* [What to produce]
Give back exactly the lines from the beginning of the listing below to the line holding "const names = ['Magyarország','Győr-Moson-Sopron", both ends included; the pictures stay out.

* [Information provided]
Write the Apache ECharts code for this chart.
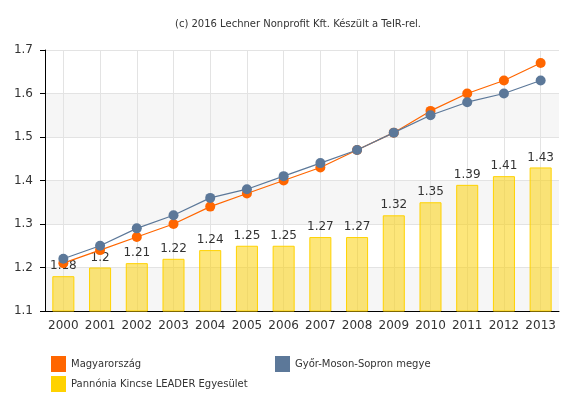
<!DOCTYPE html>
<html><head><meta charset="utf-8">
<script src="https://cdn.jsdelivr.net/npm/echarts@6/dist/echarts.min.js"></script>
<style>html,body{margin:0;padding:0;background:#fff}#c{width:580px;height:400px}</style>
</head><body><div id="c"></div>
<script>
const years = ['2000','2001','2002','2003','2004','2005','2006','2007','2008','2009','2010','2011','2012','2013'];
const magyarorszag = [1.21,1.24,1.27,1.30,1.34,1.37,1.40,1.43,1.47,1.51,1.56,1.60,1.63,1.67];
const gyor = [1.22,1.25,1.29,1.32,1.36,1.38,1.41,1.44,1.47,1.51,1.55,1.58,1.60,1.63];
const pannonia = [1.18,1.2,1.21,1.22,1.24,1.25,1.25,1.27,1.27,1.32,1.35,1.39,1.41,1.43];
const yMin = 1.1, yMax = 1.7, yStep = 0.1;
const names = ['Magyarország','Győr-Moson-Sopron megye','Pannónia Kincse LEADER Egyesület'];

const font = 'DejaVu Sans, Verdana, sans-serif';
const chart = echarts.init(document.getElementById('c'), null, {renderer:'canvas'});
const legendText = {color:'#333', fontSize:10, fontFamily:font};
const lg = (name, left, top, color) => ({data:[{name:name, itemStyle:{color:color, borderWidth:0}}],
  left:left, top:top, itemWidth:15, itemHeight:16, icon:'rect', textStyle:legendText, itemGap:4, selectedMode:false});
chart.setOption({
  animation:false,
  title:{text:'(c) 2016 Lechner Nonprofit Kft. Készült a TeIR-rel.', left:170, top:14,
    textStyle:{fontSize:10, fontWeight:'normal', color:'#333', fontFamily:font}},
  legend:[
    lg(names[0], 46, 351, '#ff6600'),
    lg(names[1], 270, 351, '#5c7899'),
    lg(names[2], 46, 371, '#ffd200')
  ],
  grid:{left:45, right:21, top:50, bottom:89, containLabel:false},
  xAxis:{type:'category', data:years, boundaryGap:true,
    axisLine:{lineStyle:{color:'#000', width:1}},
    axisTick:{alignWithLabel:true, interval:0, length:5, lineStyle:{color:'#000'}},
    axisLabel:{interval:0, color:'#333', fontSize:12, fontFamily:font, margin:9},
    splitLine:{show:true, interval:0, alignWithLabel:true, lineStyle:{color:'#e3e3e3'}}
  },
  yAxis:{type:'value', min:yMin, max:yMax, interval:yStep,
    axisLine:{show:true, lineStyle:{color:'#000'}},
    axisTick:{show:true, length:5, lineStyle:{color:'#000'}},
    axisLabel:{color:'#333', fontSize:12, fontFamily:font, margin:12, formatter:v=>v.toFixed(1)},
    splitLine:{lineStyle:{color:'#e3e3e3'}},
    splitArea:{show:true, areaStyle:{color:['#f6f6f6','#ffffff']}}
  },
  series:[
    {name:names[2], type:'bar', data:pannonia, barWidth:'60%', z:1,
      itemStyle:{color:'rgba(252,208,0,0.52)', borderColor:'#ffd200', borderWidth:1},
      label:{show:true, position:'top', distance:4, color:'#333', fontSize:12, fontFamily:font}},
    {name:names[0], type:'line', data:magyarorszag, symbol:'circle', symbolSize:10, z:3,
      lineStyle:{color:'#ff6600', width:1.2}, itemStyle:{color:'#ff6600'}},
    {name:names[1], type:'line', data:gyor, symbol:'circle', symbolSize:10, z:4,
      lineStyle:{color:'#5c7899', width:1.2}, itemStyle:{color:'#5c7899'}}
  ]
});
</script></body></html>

* [Reply to the task]
Write the Apache ECharts code for this chart.
<!DOCTYPE html>
<html><head><meta charset="utf-8">
<script src="https://cdn.jsdelivr.net/npm/echarts@6/dist/echarts.min.js"></script>
<style>html,body{margin:0;padding:0;background:#fff}#c{width:580px;height:400px}</style>
</head><body><div id="c"></div>
<script>
const years = ['2000','2001','2002','2003','2004','2005','2006','2007','2008','2009','2010','2011','2012','2013'];
const magyarorszag = [1.21,1.24,1.27,1.30,1.34,1.37,1.40,1.43,1.47,1.51,1.56,1.60,1.63,1.67];
const gyor = [1.22,1.25,1.29,1.32,1.36,1.38,1.41,1.44,1.47,1.51,1.55,1.58,1.60,1.63];
const pannonia = [1.18,1.2,1.21,1.22,1.24,1.25,1.25,1.27,1.27,1.32,1.35,1.39,1.41,1.43];
const yMin = 1.1, yMax = 1.7, yStep = 0.1;
const names = ['Magyarország','Győr-Moson-Sopron megye','Pannónia Kincse LEADER Egyesület'];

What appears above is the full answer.